:: GIVEN REQUEST ::
Looking at the data below, count the lines that contain the string "chart". Write only the total.

:: ENTRIES ::

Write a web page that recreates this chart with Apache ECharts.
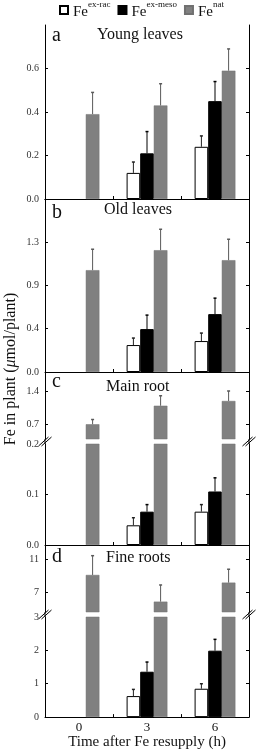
...
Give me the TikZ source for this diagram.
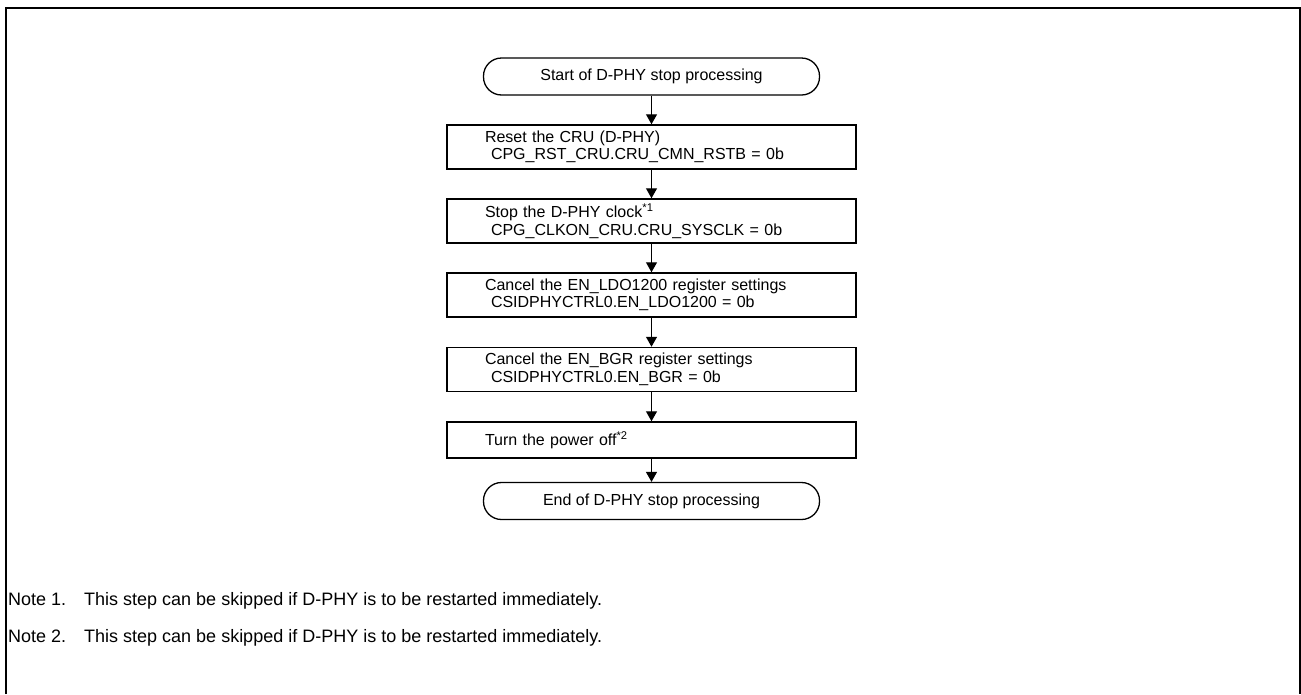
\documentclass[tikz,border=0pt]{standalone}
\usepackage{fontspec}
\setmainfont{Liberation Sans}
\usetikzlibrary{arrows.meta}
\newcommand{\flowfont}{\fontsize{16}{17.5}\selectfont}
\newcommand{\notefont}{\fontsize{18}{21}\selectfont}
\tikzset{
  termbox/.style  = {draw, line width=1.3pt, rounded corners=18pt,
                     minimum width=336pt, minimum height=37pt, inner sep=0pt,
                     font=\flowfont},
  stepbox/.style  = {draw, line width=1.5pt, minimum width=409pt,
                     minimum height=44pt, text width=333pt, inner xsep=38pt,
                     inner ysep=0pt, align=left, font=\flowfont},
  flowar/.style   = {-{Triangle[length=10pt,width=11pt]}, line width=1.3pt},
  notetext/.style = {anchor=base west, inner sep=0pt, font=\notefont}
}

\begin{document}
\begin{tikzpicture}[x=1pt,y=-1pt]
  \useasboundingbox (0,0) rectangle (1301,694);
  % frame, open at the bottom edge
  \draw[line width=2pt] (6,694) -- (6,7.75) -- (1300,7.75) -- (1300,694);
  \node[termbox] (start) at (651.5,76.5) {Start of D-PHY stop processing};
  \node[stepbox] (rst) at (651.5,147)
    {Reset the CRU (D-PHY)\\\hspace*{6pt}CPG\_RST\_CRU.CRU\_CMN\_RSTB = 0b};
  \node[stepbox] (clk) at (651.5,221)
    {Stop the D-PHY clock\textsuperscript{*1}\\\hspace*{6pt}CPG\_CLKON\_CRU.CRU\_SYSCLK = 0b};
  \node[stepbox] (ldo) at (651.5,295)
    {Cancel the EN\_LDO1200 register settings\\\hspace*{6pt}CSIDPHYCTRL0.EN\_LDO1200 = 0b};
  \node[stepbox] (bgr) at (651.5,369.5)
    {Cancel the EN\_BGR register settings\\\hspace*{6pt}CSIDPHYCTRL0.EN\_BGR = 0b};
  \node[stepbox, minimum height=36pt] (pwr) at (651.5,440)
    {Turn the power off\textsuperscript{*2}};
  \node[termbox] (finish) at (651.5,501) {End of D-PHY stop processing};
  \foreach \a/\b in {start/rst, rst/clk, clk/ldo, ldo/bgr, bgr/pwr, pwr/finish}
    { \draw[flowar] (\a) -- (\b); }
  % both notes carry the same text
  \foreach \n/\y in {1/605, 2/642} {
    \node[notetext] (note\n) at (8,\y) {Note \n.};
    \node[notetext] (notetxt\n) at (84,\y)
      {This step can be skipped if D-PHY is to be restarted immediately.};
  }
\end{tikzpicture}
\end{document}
--
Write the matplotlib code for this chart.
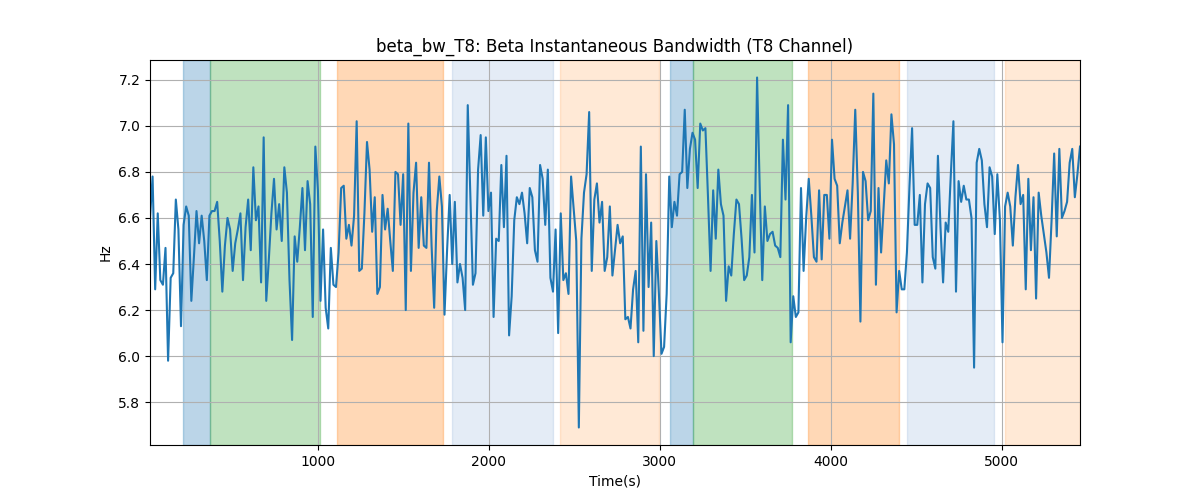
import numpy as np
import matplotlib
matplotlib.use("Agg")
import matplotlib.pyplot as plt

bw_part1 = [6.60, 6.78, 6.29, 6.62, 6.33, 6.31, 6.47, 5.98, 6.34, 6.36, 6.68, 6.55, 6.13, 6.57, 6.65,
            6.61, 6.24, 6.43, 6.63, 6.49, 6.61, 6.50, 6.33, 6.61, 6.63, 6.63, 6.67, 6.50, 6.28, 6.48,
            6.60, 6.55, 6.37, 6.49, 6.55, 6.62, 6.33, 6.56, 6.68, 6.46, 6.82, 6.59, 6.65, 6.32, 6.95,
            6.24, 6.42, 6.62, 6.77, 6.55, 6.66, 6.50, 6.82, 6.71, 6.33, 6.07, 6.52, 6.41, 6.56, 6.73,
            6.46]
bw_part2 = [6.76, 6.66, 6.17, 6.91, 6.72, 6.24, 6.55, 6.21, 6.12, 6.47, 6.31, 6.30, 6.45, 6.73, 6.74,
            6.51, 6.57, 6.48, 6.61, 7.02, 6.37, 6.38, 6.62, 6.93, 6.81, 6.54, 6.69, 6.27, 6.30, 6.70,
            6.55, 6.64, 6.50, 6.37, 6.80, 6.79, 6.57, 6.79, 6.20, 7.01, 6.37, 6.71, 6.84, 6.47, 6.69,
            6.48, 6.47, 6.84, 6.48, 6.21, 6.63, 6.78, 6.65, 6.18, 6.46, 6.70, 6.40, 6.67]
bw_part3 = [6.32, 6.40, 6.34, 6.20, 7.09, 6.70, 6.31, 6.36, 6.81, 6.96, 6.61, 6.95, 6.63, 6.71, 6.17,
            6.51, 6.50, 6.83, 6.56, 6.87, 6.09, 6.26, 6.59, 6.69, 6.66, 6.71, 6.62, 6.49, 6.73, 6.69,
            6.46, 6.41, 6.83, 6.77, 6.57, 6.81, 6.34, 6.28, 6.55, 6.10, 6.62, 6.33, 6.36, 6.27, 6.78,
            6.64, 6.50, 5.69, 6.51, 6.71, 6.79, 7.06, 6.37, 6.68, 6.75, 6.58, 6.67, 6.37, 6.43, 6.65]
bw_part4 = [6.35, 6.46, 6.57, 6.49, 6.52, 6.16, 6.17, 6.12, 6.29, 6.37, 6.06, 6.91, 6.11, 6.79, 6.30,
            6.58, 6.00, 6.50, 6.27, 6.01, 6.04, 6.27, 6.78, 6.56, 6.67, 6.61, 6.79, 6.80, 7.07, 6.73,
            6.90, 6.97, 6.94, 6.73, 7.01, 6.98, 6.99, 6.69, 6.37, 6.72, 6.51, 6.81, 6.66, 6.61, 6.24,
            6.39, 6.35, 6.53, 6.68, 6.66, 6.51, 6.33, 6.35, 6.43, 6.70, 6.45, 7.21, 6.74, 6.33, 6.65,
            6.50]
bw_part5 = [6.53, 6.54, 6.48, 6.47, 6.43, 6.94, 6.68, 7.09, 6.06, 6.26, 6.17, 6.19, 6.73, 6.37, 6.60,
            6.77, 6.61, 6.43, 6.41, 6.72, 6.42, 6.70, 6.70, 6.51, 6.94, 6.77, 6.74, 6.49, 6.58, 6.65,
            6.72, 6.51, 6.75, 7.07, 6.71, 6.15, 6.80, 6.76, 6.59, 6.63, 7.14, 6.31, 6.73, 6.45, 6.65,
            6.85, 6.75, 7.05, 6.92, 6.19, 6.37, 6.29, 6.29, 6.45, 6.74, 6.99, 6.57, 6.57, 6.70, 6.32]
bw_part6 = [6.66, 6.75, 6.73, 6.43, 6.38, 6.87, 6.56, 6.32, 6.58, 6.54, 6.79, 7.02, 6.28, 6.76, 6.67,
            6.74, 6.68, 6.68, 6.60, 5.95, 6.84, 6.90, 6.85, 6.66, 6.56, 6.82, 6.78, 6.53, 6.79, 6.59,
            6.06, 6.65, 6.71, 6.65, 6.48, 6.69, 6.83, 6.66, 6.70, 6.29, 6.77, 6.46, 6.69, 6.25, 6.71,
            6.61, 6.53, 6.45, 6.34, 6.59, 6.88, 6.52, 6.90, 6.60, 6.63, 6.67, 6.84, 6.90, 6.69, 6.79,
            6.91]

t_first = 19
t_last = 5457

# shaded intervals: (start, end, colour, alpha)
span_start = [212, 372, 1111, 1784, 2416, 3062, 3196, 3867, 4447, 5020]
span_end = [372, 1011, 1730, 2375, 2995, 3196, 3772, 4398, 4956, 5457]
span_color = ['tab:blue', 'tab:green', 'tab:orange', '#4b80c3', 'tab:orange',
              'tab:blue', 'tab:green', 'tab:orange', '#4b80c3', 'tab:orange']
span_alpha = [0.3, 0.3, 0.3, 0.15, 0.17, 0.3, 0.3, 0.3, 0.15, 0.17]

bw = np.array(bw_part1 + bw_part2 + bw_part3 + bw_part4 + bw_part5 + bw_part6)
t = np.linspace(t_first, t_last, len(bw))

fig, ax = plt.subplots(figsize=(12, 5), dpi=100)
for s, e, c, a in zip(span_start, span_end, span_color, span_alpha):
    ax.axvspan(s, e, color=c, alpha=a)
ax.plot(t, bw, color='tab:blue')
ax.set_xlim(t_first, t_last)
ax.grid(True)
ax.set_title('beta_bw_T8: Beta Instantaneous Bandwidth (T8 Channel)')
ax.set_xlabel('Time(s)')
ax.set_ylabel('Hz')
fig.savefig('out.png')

:: CORRECT ANSWER ::
2